Но это мимоходом; не в первый раз мы встречаем слияние Афродиты с Великой Матерью. Возвращаемся к настоящему Адонису. Мы проследили его судьбу в древнем Вавилоне, в семитской Сирии и в Греции эпохи независимости; теперь перед нами последний и главный для нас вопрос: роль культа Адониса и Афродиты в религии эллинизма.
§ 22
Она именно такая, какой мы ее ожидаем при греко-восточном характере этого эллинизма: Адонис, не допущенный до тех пор в греческий пантеон, принимается в него теперь, его культ из частного становится государственным. Доказательств мы ищем прежде всего в царстве Селевкидов, взрастившем во времена оны религию Адониса и передавшем ее собственной Греции. К сожалению, оно мало дает о себе знать в нашей литературе; жаль, что не сохранилось почти ничего от придворного поэта Селевкидов, от Эвфориона! С другой стороны, мы знаем эллинизаторские тенденции Селевкидов, их нелюбовь ко всему варварскому, особенно в религии.

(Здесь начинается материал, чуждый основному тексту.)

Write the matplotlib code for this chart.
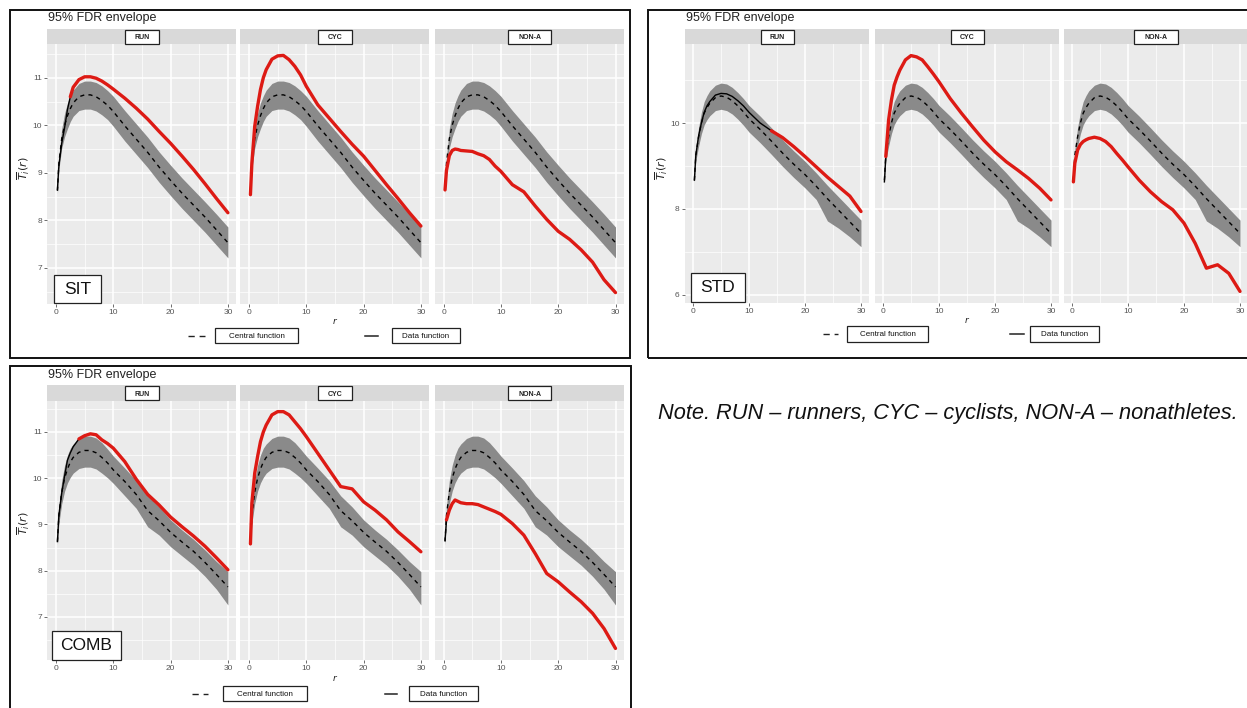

Но культ Адониса был достаточно эллинизован своим долгим сожительством с эллинской Афродитой: в этой греческой – уж, конечно, не финикийской, – форме его можно было принять в цикл государственных культов. И действительно, он был принят; мы заключаем это, правда, из очень немногословного свидетельства, оно состоит буквально из одного только слова, но это слово вполне доказательно. Это – имя месяца Adonisios в Селевкии – неизвестно, какой, но, конечно, основанный Селевкидами. Прошу отметить форму – Adonisios, не Adonios; отсюда видно, что чествовался греческий Адонис, а не семитский Адон.
Этого мало; ничего не поделаешь. Красноречивее наши источники для третьего из греко-восточных царств, для птолемеевского Египта – точнее говоря, один источник, но зато первостепенный, – лучший поэт эллинизма, Феокрит. Он навестил Александрию в правление Птолемея II Филадельфа, в 60-е годы III века, был свидетелем праздника Адониса, справленного царицей Арсиноей в ее дворце – праздника царского, прошу отметить, а стало быть, при тогдашней форме правления, государственного – и описал виденное им в одной из своих прелестнейших идиллий, в «Сиракузянках». Описал он его в форме драматической: две землячки поэта, поселившиеся в Александрии сиракузские мещанки, приходят посмотреть на праздник. С трудом протиснувшись через толпу, они входят во двор царских хором; их взорам представляется открытая спереди зеленая беседка, в ней два серебряных ложа, на одном лежит кумир Адониса, на другом кумир Афродиты. Деловитые хозяйки, они обращают свое внимание первым делом на расписные материи, которыми устланы ложа:
Что за ткачихи, Афина, покровы им эти соткали!
Чья им искусная кисть создала этих образов[3] прелесть:
Ведь, что живые стоят, что живые, гуляют по ткани.
Скажешь, с душою они: нет на свете мудрей человека!
Потом лишь приковывает их взоры и лежащий поверх спускающихся с ложа тканей кумир:
Сам же какой ненаглядный лежит на серебряном ложе,
Пухом весенним как раз золотя молодые ланиты,
Трижды любимый Адонис, и в мраке Аида любимый.
То же скажет вскоре затем и певица богослужебного гимна:
Лет жениху восемнадцать, поди —
Девятнадцать, не больше:
Пух золотой на устах, молодое не колет лобзанье.
Само ложе – высокое, из черного дерева с золотыми и серебряными украшениями; ножки облицованы барельефами из слоновой кости, изображающими похищение молодого Ганимеда орлом, этот чудный символ тоски «вверх, вверх!», так хорошо переданной Гете в его дифирамбе об этом отроке. Чувствовала ли ее и наша певица?